This Week In Techdirt History: November 30th – December 6th

from the adventures-and-misadventures dept

Five Years Ago

There were plenty of (mis)adventures in the world of newspapers this week in 2009. Some were trying out paywalls, Rupert Murdoch was demanding the feds stay out of the news business (except when he wants their help), Dallas News made the questionable decision to make journalists report to ad sales managers, some students were blocked from publishing their school paper in Illinois, and a brand new daily newspaper in Detroit lasted only a week before shutting down.

This week we were also still tracking the UK’s Digital Economy Bill pushed by Peter Mandelson, which was already facing opposition from some politicians and tech companies, and spurred one indie label boss to resign from BPI and IFPI committees. In a follow-up to Dear Lilly, friend-of-Techdirt Dan Bull released a new open letter, Dear Mandy:

Ten Years Ago

In a recent history column, we talked about the fact that Bill Gates was getting 4-million spam emails a day in 2004. Well, looking back on posts from this week ten years ago, it appears that wasn’t quite true: Steve Ballmer admitted he was exaggerating, and the number is actually 4-million a year.

Also this week: we got yet more evidence that speed cameras don’t work and saw some of the hilarious excuses people use to get out of the tickets; we continued following the murmurs about global satellite projects following Google’s purchase of Keyhole (that would lead to Google Earth); we pointed out that telco talk about “voice, video and data” is stupid, since all three are just data; and we mused about the future of music distribution online, since the idea that subscription streaming services might replace digital downloads was gaining steam.

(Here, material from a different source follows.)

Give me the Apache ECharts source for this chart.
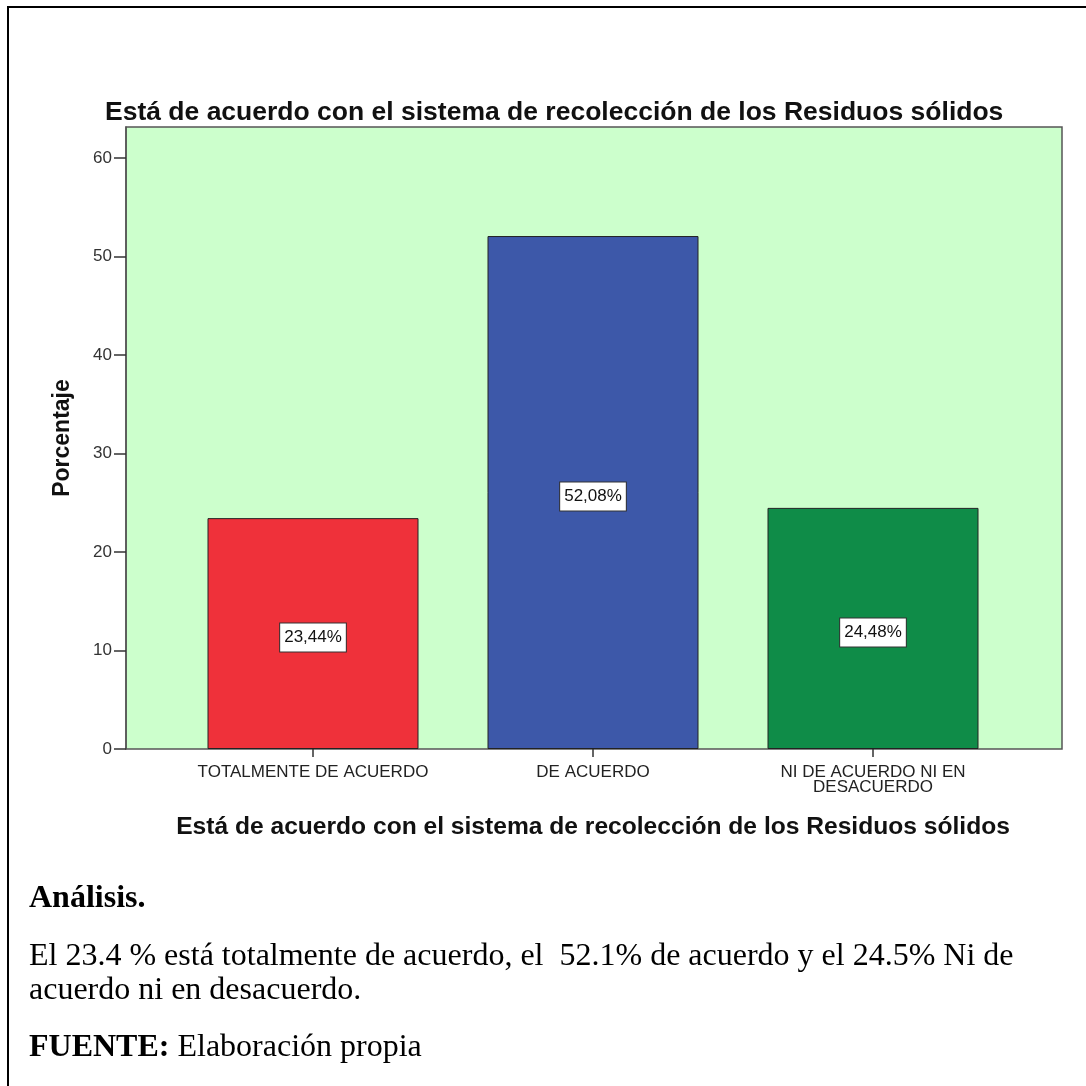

Finally, this week in 2004, Techdirt got a big mention in the Wall Street Journal (and the article is still there but, alas, behind a paywall).

Fifteen Years Ago

As the world drew closer to the year 2000, not-actually-millennium-fever pervaded the culture, leading Wired to go maybe a little too in-depth on the subject of 2000 not really being the start of a new millennium. Speaking of Wired, this week in 1999 also saw the launch of the Vapourware Awards, though sadly the link in that post is one of the few that seems to no longer be working on Wired.

In the news world, it was a simpler time: classified ads were still going strong, and some papers had the bright idea to charge a premium to include a URL in an ad. At least one person in the book publishing world had a better idea of what was happening: a major name at Random House was predicting the ascendence of electronic publishing. Everyone was wondering what the killer app for wireless internet would be, not to mention the associated codes of etiquette.

Forty-Five Years Ago

Well, this is a big one: on December 5th, 1969, just over a month after the very first ARPANET message was sent, the entire original four-node network was established. It consisted of routers at UCLA, UCSB, the University of Utah, and the Stanford Research Institute. Within a few months the ARPANET would connect to the East Coast, and by 1981 had over 200 host computers with a new one connecting every 20 days.

BONUS: Five-Thousand Three-Hundred And Fifty-Four Years Ago

Okay, it’s not much of a Techdirt topic, but it’s rare that you get to go back over five-thousand years and still pin something to an exact date, so let’s enjoy it: though it’s not universally accepted, there’s a stone in Ireland that appears to depict the oldest human record of a solar eclipse, which took place on November 30th, 3340 BCE. The archaeological and astronomical evidence is an interesting read (if you’re into that kind of thing).